O tributarista Maurício Faro, sócio do BMA e presidente da Comissão Especial
de Assuntos Tributários (Ceat) da Ordem dos Advogados do Estado do Rio de
Janeiro (OAB-RJ), diz que o julgamento difere bem a evasão (fraude) da elisão
fiscal. “É importante fazer a distinção do planejamento tributário lícito, aquele
que o contribuinte estuda e estrutura o negócio da maneira em que a carga
tributária é mais eficaz, para o ilícito, que ignora a ocorrência efetiva do fato
gerador, ou se pratica atos sem substância”, diz o advogado.

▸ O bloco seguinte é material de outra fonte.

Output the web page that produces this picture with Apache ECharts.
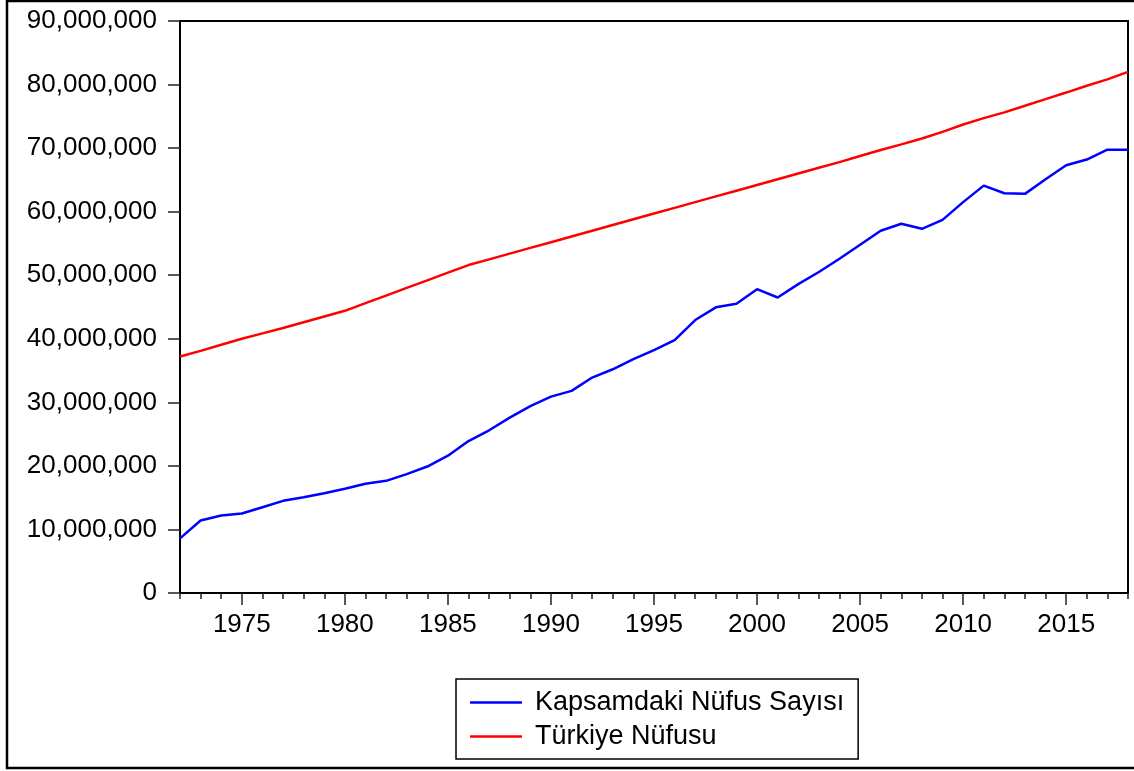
<!DOCTYPE html>
<html>
<head>
<meta charset="utf-8">
<script src="https://cdn.jsdelivr.net/npm/echarts@6/dist/echarts.min.js"></script>
<style>
  html, body { margin: 0; padding: 0; background: #fff; }
  #chart { width: 1134px; height: 771px; }
</style>
</head>
<body>
<div id="chart"></div>
<script>
// years on the x axis
var years = [];
for (var y = 1972; y <= 2018; y++) years.push(String(y));

// Kapsamdaki Nüfus Sayısı (covered population)
var kapsamdaki = [
  8600000, 11400000, 12200000, 12500000, 13500000, 14500000, 15050000, 15700000, 16400000, 17200000,
  17650000, 18700000, 19900000, 21600000, 23900000, 25600000, 27600000, 29400000, 30900000, 31800000,
  33900000, 35200000, 36800000, 38200000, 39800000, 42950000, 44950000, 45500000, 47800000, 46500000,
  48600000, 50500000, 52600000, 54800000, 57000000, 58100000, 57300000, 58700000, 61500000, 64100000,
  62900000, 62800000, 65100000, 67300000, 68200000, 69750000, 69750000
];

// Türkiye Nüfusu
var turkiye = [
  37200000, 38100000, 39050000, 40000000, 40850000, 41700000, 42600000, 43500000, 44400000, 45600000,
  46800000, 48000000, 49200000, 50400000, 51600000, 52500000, 53400000, 54300000, 55200000, 56100000,
  57000000, 57900000, 58800000, 59700000, 60600000, 61500000, 62400000, 63300000, 64200000, 65100000,
  66000000, 66900000, 67800000, 68750000, 69700000, 70590000, 71520000, 72560000, 73720000, 74720000,
  75630000, 76670000, 77700000, 78740000, 79810000, 80810000, 82000000
];

var seriesNames = ['Kapsamdaki Nüfus Sayısı', 'Türkiye Nüfusu'];

var font = '"Liberation Sans", Arial, sans-serif';
var chart = echarts.init(document.getElementById('chart'));

function isMajor(v) { return Number(v) % 5 === 0; }

var option = {
  animation: false,
  backgroundColor: '#fff',
  color: ['#0000ff', '#ff0000'],
  graphic: [{
    type: 'rect',
    z: -10,
    shape: { x: 7, y: 1, width: 1140, height: 767 },
    style: { fill: 'none', stroke: '#000', lineWidth: 2.5 }
  }],
  grid: {
    left: 180, right: 6, top: 21, bottom: 178,
    show: true, borderColor: '#000', borderWidth: 2
  },
  legend: {
    orient: 'vertical',
    left: 456, top: 679,
    padding: [10, 14, 9, 14],
    itemGap: 7,
    itemWidth: 52, itemHeight: 2.5,
    icon: 'rect',
    borderColor: '#000', borderWidth: 1.5,
    textStyle: { fontFamily: font, fontSize: 27, lineHeight: 26, color: '#000', padding: [0, 0, 0, 8] },
    data: seriesNames
  },
  xAxis: [{
    type: 'category',
    data: years,
    boundaryGap: false,
    axisLine: { lineStyle: { color: '#000', width: 2 } },
    axisTick: { interval: function (i, v) { return isMajor(v); }, length: 12, lineStyle: { color: '#222', width: 1.5 } },
    axisLabel: { interval: function (i, v) { return isMajor(v); }, margin: 19, fontFamily: font, fontSize: 26, color: '#000' },
    splitLine: { show: false }
  }, {
    type: 'category',
    data: years,
    boundaryGap: false,
    position: 'bottom',
    axisLine: { show: false },
    axisTick: { interval: 0, length: 6, lineStyle: { color: '#222', width: 1.5 } },
    axisLabel: { show: false },
    splitLine: { show: false }
  }],
  yAxis: {
    type: 'value',
    min: 0, max: 90000000, interval: 10000000,
    axisLine: { show: true, lineStyle: { color: '#000', width: 2 } },
    axisTick: { show: true, length: 12, lineStyle: { color: '#222', width: 1.5 } },
    axisLabel: {
      margin: 23, fontFamily: font, fontSize: 26, color: '#000',
      padding: [0, 0, 14, 0],
      formatter: function (v) { return v.toLocaleString('en-US'); }
    },
    splitLine: { show: false }
  },
  series: [{
    name: seriesNames[0], type: 'line', data: kapsamdaki,
    showSymbol: false, lineStyle: { width: 2.5, color: '#0000ff' }
  }, {
    name: seriesNames[1], type: 'line', data: turkiye,
    showSymbol: false, lineStyle: { width: 2.5, color: '#ff0000' }
  }]
};

chart.setOption(option);
window.addEventListener('resize', function () { chart.resize(); });
</script>
</body>
</html>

Para ele, a decisão derruba a percepção da Receita Federal de que os
contribuintes devem “necessariamente fazer as operações da maneira em que
houver a maior incidência de carga tributária”. “Ficou claro no voto condutor
do conselheiro Matheus Ziccarelli que não há que se falar em simulação se todos
os atos jurídicos foram perfeitamente realizados”, acrescenta.
Adolpho Bergamini, sócio do escritório Bergamini Advogados e ex-conselheiro
do Carf, diz que o empresário pode organizar suas atividades como bem
entender, com base no princípio constitucional da livre iniciativa. “Mesmo que
isso leve a uma diminuição dos tributos, não é um problema em si ou uma razão
de ilicitude”, afirma.
O limite do planejamento tributário lícito para um abusivo é a simulação,
segundo ele. “Se a empresa não existe, está só no papel, aí é um problema, é
fraude”, diz. “Mas se teve um preço que foi pago, houve o trânsito de estoque
da mercadoria, frete pago e teve todas as partes de uma operação mercantil -
compra, venda, pagamento, recebimento, transporte e assim por diante -, não é
um problema”, acrescenta.
Ele concorda com o voto vencedor, de que, como não há legislação que permita
o arbitramento de base de cálculo do PIS/Cofins, não há como impor a
tributação. “Na falta de uma norma clara, você não pode impor a tributação via
interpretação do fiscal ou de órgão julgador”, afirma Bergamini, reforçando que
o tema não é consenso. “Ainda é vacilante a jurisprudência e talvez não se
chegue a um consenso mesmo depois de acabados esses tributos, em 2027”,
completa, referindo-se a reforma tributária, que extinguirá o PIS/Cofins.
Procurados pelo Valor, o Grupo Coty e a Procuradoria-Geral da Fazenda
Nacional (PGFN) não deram retorno até o fechamento da edição.